Ethiopia, Indonesia, China, Singapore, Australia, and Malaysia had already banned 737 MAX 8 and MAX 9 flights following Sunday’s crash near Addis Ababa, Ethiopia, that killed all 157 people aboard a 737 MAX 8 just six minutes after takeoff. The incident occurred just four months after a similar aircraft crashed in Indonesia killing all 189 people on board.
The Indonesian crash is still being investigated but an issue identified early in the investigation is related to the plane’s stall-prevention system that could, in some circumstances, fail to respond to pilot control. News reports usually refer to this as the Maneuvering Characteristics Augmentation System (MCAS). Boeing and the U.S. Federal Aviation Administration (FAA) announced a fix for the problem late Monday and Boeing will begin installing the fix next month.
There is no evidence yet reported that Sunday’s crash was due to the same problem, but the similarities to the Lion Air crash late last October are hard to dismiss. The Ethiopian plane’s data recorders have been recovered and are being reviewed according to officials.
In its announcement of the ban, the EU’s Aviation Safety Agency (EASA) said:
As a precautionary measure, EASA has published today an Airworthiness Directive, effective as of 19:00 UTC (3:00 p.m. ET), suspending all flight operations of all Boeing Model 737-8 MAX and 737-9 MAX aeroplanes in Europe.
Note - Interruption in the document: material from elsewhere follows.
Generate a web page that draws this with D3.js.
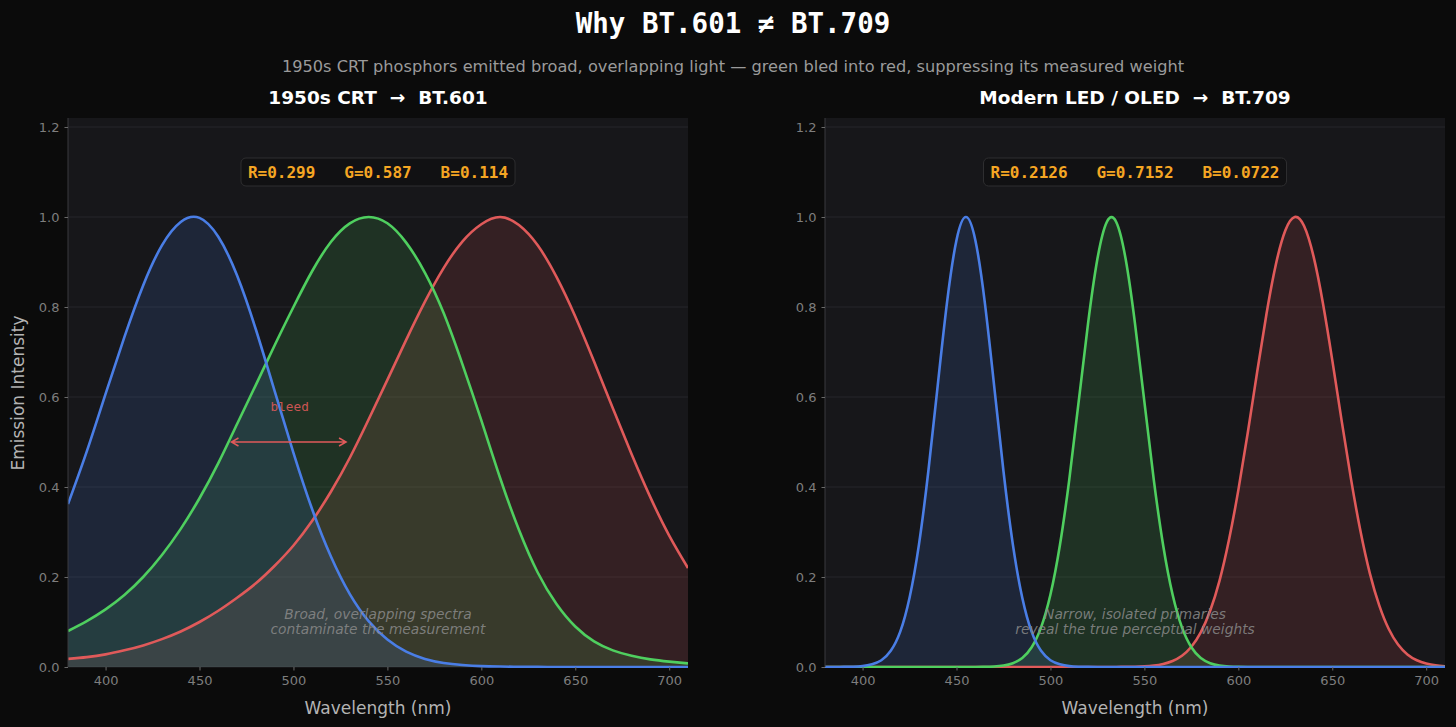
<!DOCTYPE html>
<html>
<head>
<meta charset="utf-8">
<script src="https://cdn.jsdelivr.net/npm/d3@7"></script>
<style>
  body { margin: 0; background: #0b0b0b; }
  svg { display: block; }
</style>
</head>
<body>
<div id="chart"></div>
<script>
// wavelengths (nm), every 10 nm
let crt_wl = [380, 390, 400, 410, 420, 430, 440, 450, 460, 470, 480, 490, 500, 510, 520, 530, 540,
  550, 560, 570, 580, 590, 600, 610, 620, 630, 640, 650, 660, 670, 680, 690, 700, 710];
let crt_red = [0.018, 0.022, 0.028, 0.037, 0.048, 0.062, 0.079, 0.100, 0.125, 0.154, 0.186, 0.225, 0.270,
  0.325, 0.390, 0.465, 0.550, 0.638, 0.727, 0.812, 0.887, 0.946, 0.984, 1.0, 0.982, 0.937, 0.867, 0.779,
  0.679, 0.575, 0.473, 0.377, 0.292, 0.220];
let crt_green = [0.080, 0.102, 0.128, 0.160, 0.200, 0.249, 0.307, 0.375, 0.453, 0.540, 0.627, 0.715, 0.800,
  0.880, 0.945, 0.986, 1.0, 0.986, 0.943, 0.876, 0.786, 0.672, 0.548, 0.420, 0.305, 0.210, 0.140, 0.090,
  0.057, 0.037, 0.025, 0.017, 0.012, 0.008];
let crt_blue = [0.362, 0.479, 0.607, 0.733, 0.848, 0.937, 0.989, 0.998, 0.956, 0.870, 0.750, 0.613, 0.476,
  0.350, 0.245, 0.162, 0.102, 0.061, 0.034, 0.018, 0.009, 0.0045, 0.002, 0.001, 0.0004, 0.0002, 0, 0,
  0, 0, 0, 0, 0, 0];

// LED / OLED panel, every 5 nm (narrow peaks)
let led_wl = [380, 385, 390, 395, 400, 405, 410, 415, 420, 425, 430, 435, 440, 445, 450, 455, 460, 465,
  470, 475, 480, 485, 490, 495, 500, 505, 510, 515, 520, 525, 530, 535, 540, 545, 550, 555, 560, 565,
  570, 575, 580, 585, 590, 595, 600, 605, 610, 615, 620, 625, 630, 635, 640, 645, 650, 655, 660, 665,
  670, 675, 680, 685, 690, 695, 700, 705, 710];
let led_red = [0, 0, 0, 0, 0, 0, 0, 0, 0, 0, 0, 0, 0, 0, 0, 0, 0, 0,
  0, 0, 0, 0, 0, 0, 0, 0, 0, 0, 0, 0, 0, 0.0001, 0.0003, 0.0006, 0.0015, 0.0032, 0.0068, 0.0134,
  0.025, 0.045, 0.077, 0.125, 0.192, 0.282, 0.393, 0.520, 0.655, 0.785, 0.895, 0.970, 1.0, 0.980, 0.913, 0.809, 0.682, 0.547, 0.417, 0.302,
  0.208, 0.137, 0.085, 0.050, 0.028, 0.015, 0.0078, 0.0038, 0.0017];
let led_green = [0, 0, 0, 0, 0, 0, 0, 0, 0, 0, 0, 0, 0, 0, 0, 0, 0.0001, 0.0004,
  0.0012, 0.0033, 0.0085, 0.020, 0.044, 0.088, 0.161, 0.270, 0.416, 0.589, 0.763, 0.907, 0.989, 0.989, 0.907, 0.763, 0.589, 0.416, 0.270, 0.161,
  0.088, 0.044, 0.020, 0.0085, 0.0033, 0.0012, 0.0004, 0.0001, 0, 0, 0, 0, 0, 0, 0, 0, 0, 0, 0, 0,
  0, 0, 0, 0, 0, 0, 0, 0, 0];
let led_blue = [0, 0, 0.0002, 0.0006, 0.002, 0.006, 0.015, 0.036, 0.078, 0.154, 0.272, 0.435, 0.626, 0.812, 0.949, 1.0, 0.949, 0.812,
  0.626, 0.435, 0.272, 0.154, 0.078, 0.036, 0.015, 0.006, 0.002, 0.0006, 0.0002, 0, 0, 0, 0, 0, 0, 0, 0, 0,
  0, 0, 0, 0, 0, 0, 0, 0, 0, 0, 0, 0, 0, 0, 0, 0, 0, 0, 0, 0,
  0, 0, 0, 0, 0, 0, 0, 0, 0];

let x_ticks = [400, 450, 500, 550, 600, 650, 700];
let y_ticks = [0.0, 0.2, 0.4, 0.6, 0.8, 1.0, 1.2];
let crt_weights = "R=0.299   G=0.587   B=0.114";
let led_weights = "R=0.2126   G=0.7152   B=0.0722";
let crt_note = ["Broad, overlapping spectra", "contaminate the measurement"];
let led_note = ["Narrow, isolated primaries", "reveal the true perceptual weights"];

let chart_width = 1456;
let chart_height = 727;
let colors = { r: "#e05a5a", g: "#4fcf5f", b: "#4a7ee6" };
let mono = "'DejaVu Sans Mono', monospace";
let sans = "'DejaVu Sans', sans-serif";

let svg = d3
  .select("#chart")
  .append("svg")
  .attr("width", chart_width)
  .attr("height", chart_height);

svg.append("rect").attr("width", chart_width).attr("height", chart_height).attr("fill", "#0b0b0b");

// titles
svg.append("text")
  .attr("x", 733).attr("y", 23)
  .attr("text-anchor", "middle").attr("dominant-baseline", "central")
  .attr("font-family", mono).attr("font-weight", "bold").attr("font-size", 27.5)
  .attr("fill", "#ffffff")
  .text("Why BT.601 \u2260 BT.709");

svg.append("text")
  .attr("x", 733).attr("y", 66)
  .attr("text-anchor", "middle").attr("dominant-baseline", "central")
  .attr("font-family", sans).attr("font-size", 16.2)
  .attr("fill", "#9a9a9a")
  .text("1950s CRT phosphors emitted broad, overlapping light \u2014 green bled into red, suppressing its measured weight");

function panel(opts) {
  let left = opts.left, right = opts.right, top = 118, bottom = 667;
  let g = svg.append("g");

  let x_scale = d3.scaleLinear().domain([380, 710]).range([left, right]);
  let y_scale = d3.scaleLinear().domain([0, 1.22]).range([bottom, top]);

  g.append("rect")
    .attr("x", left).attr("y", top)
    .attr("width", right - left).attr("height", bottom - top)
    .attr("fill", "#17171a");

  let clip_id = "clip" + opts.id;
  svg.append("clipPath").attr("id", clip_id)
    .append("rect")
    .attr("x", left).attr("y", top - 2)
    .attr("width", right - left).attr("height", bottom - top + 3);

  // grid
  g.selectAll(".grid")
    .data(y_ticks)
    .enter()
    .append("line")
    .attr("x1", left).attr("x2", right)
    .attr("y1", d => y_scale(d)).attr("y2", d => y_scale(d))
    .attr("stroke", "#2c2c30").attr("stroke-width", 0.8);

  // panel title
  svg.append("text")
    .attr("x", (left + right) / 2).attr("y", 97)
    .attr("text-anchor", "middle").attr("dominant-baseline", "central")
    .attr("font-family", sans).attr("font-weight", "bold").attr("font-size", 18.5)
    .attr("fill", "#ffffff")
    .style("white-space", "pre")
    .text(opts.title);

  // curves: fill then line, R G B
  let plot = g.append("g").attr("clip-path", "url(#" + clip_id + ")");
  let series = [
    { vals: opts.red, col: colors.r },
    { vals: opts.green, col: colors.g },
    { vals: opts.blue, col: colors.b }
  ];
  let area = d3.area()
    .x((d, i) => x_scale(opts.wl[i]))
    .y0(y_scale(0))
    .y1(d => y_scale(d))
    .curve(d3.curveNatural);
  let line = d3.line()
    .x((d, i) => x_scale(opts.wl[i]))
    .y(d => y_scale(d))
    .curve(d3.curveNatural);

  series.forEach(function (s) {
    plot.append("path").datum(s.vals)
      .attr("d", area)
      .attr("fill", s.col).attr("fill-opacity", 0.15);
  });
  series.forEach(function (s) {
    plot.append("path").datum(s.vals)
      .attr("d", line)
      .attr("fill", "none")
      .attr("stroke", s.col).attr("stroke-width", 2.6);
  });

  // spine
  g.append("line")
    .attr("x1", left).attr("x2", left).attr("y1", top).attr("y2", bottom)
    .attr("stroke", "#3a3a3e").attr("stroke-width", 1);

  // axes
  let x_axis = d3.axisBottom(x_scale).tickValues(x_ticks).tickSize(3.5).tickPadding(5);
  let y_axis = d3.axisLeft(y_scale).tickValues(y_ticks).tickSize(3.5).tickPadding(5)
    .tickFormat(d3.format(".1f"));

  let gx = g.append("g").attr("transform", "translate(0," + bottom + ")").call(x_axis);
  let gy = g.append("g").attr("transform", "translate(" + left + ",0)").call(y_axis);
  [gx, gy].forEach(function (ax) {
    ax.select(".domain").remove();
    ax.selectAll(".tick line").attr("stroke", "#6a6a6a");
    ax.selectAll(".tick text")
      .attr("fill", "#7e7e7e")
      .attr("font-family", sans)
      .attr("font-size", 13);
  });

  svg.append("text")
    .attr("x", (left + right) / 2).attr("y", 708)
    .attr("text-anchor", "middle").attr("dominant-baseline", "central")
    .attr("font-family", sans).attr("font-size", 17)
    .attr("fill", "#b4b4b4")
    .text("Wavelength (nm)");

  // weights box
  let bx = (left + right) / 2, by = y_scale(1.1);
  let box = g.append("g");
  let txt = box.append("text")
    .attr("x", bx).attr("y", by)
    .attr("text-anchor", "middle").attr("dominant-baseline", "central")
    .attr("font-family", mono).attr("font-weight", "bold").attr("font-size", 16)
    .attr("fill", "#f5a623")
    .style("white-space", "pre")
    .text(opts.weights);
  let bb = txt.node().getBBox();
  box.insert("rect", "text")
    .attr("x", bb.x - 7).attr("y", by - 14)
    .attr("width", bb.width + 14).attr("height", 28)
    .attr("rx", 5)
    .attr("fill", "#111113").attr("stroke", "#2e2e30").attr("stroke-width", 1);

  // note text
  g.selectAll(".note")
    .data(opts.note)
    .enter()
    .append("text")
    .attr("x", bx)
    .attr("y", (d, i) => y_scale(0.1) - 8 + i * 15)
    .attr("text-anchor", "middle").attr("dominant-baseline", "central")
    .attr("font-family", sans).attr("font-style", "italic").attr("font-size", 13.8)
    .attr("fill", "#8a8a8a").attr("fill-opacity", 0.85)
    .text(d => d);

  return { g: g, x: x_scale, y: y_scale };
}

let crt = panel({
  id: "crt", left: 68, right: 688, title: "1950s CRT  \u2192  BT.601",
  wl: crt_wl, red: crt_red, green: crt_green, blue: crt_blue,
  weights: crt_weights, note: crt_note
});
let led = panel({
  id: "led", left: 825, right: 1445, title: "Modern LED / OLED  \u2192  BT.709",
  wl: led_wl, red: led_red, green: led_green, blue: led_blue,
  weights: led_weights, note: led_note
});

// bleed arrow (CRT panel)
let ax1 = crt.x(467), ax2 = crt.x(528), ay = crt.y(0.5);
crt.g.append("path")
  .attr("d", "M" + ax1 + "," + ay + "H" + ax2 +
    "M" + (ax1 + 7) + "," + (ay - 4) + "L" + ax1 + "," + ay + "L" + (ax1 + 7) + "," + (ay + 4) +
    "M" + (ax2 - 7) + "," + (ay - 4) + "L" + ax2 + "," + ay + "L" + (ax2 - 7) + "," + (ay + 4))
  .attr("fill", "none").attr("stroke", colors.r).attr("stroke-width", 1.5);
crt.g.append("text")
  .attr("x", crt.x(498)).attr("y", crt.y(0.58))
  .attr("text-anchor", "middle").attr("dominant-baseline", "central")
  .attr("font-family", mono).attr("font-size", 12.7)
  .attr("fill", colors.r).attr("fill-opacity", 0.9)
  .text("bleed");

// y label
svg.append("text")
  .attr("transform", "translate(18,393) rotate(-90)")
  .attr("text-anchor", "middle").attr("dominant-baseline", "central")
  .attr("font-family", sans).attr("font-size", 17)
  .attr("fill", "#b4b4b4")
  .text("Emission Intensity");
</script>
</body>
</html>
In addition EASA has published a Safety Directive, effective as of 19:00 UTC, suspending all commercial flights performed by third-country operators into, within or out of the EU of the above mentioned models.
EASA noted that it is analyzing new data from the Ethiopian crash as it becomes available and that “it is too early to draw any conclusions as to the cause of the accident.”
That still does not answer the question, “What, if more than three dozen countries have grounded all flights of the MAX 8, is the United States waiting for?” In its Airworthiness Directive issued Monday, the FAA said that Boeing has completed “flight control system enhancements” and that the agency expects to issue a mandate for these changes in April.
Grounding all 74 U.S.-registered 737 MAX family aircraft currently in service does not seem like “regulatory overreach.” For some reason, the FAA appears willing to gamble when other international regulatory bodies are not.